3年前に、夫が 家を出て、 離婚調停を経て、裁判になりました。私は、離婚訴訟で、勝訴判決を得ました。夫の請求した離婚は認められませんでした。
その後、夫は、共有物分割請求の訴えを提起して来ました。夫の目的は、私を家から追い出すことです。
私の住んでいる家は、私と夫が共同して買ったもので、私の持分10分の2、夫の持分10分の8です。夫は、現在も、ローンを支払っています。
私は、住み続けられますか。

回答:財産分与確定前はできない

共有物分割の訴え(民法258条) が認められると、通常、共有物を現実に分割する、あるいは、売却して代金を分割することになります。いずれにしても 住み続けることはできなくなります。

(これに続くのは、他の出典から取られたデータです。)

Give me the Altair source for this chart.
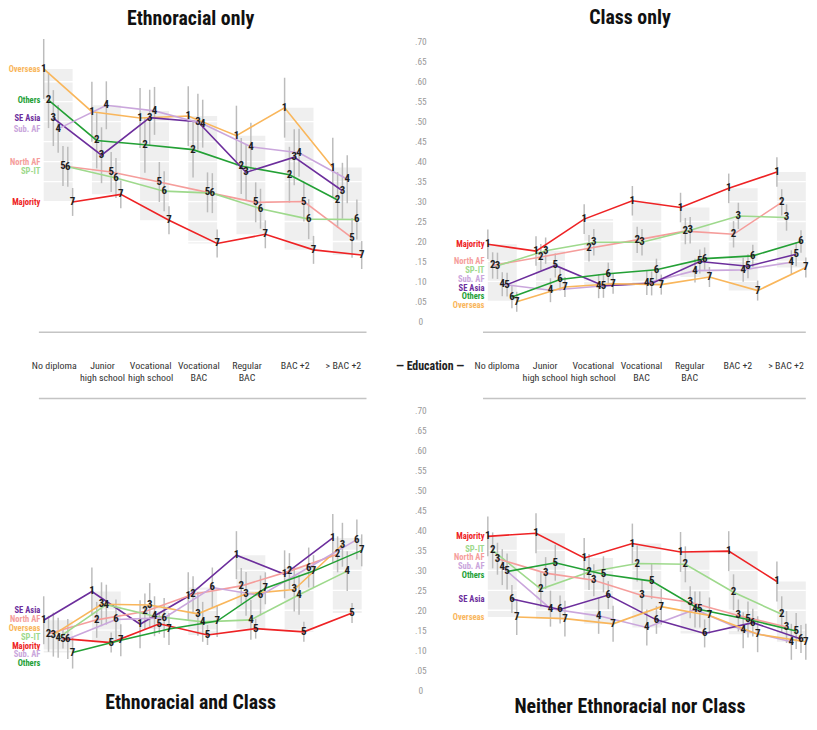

ところで、共有物分割は、持分割合が確定していることが前提です。夫婦が婚姻中に取得した財産は、例え片方名義でも、他方の潜在的持分があります。相談者の例でも、妻の持分10分の2、夫の持分10分の8は、形式的なものです。妻に、潜在的持分があり、 離婚の際には、財産分与により、潜在的持分が顕在化するのです。従って、財産分与が終わるまで、夫婦の共有財産は、持分が確定しないわけです。そこで、財産分与の前に、共有物分割を認めることはできません。
従来の判例を見ますと、離婚係争中の共有物分割請求の訴えは、まず、離婚訴訟で解決すべき問題としています。従って、分割 請求そのものは、権利の濫用として認めておりません。
相談者は、安心してよいでしょう。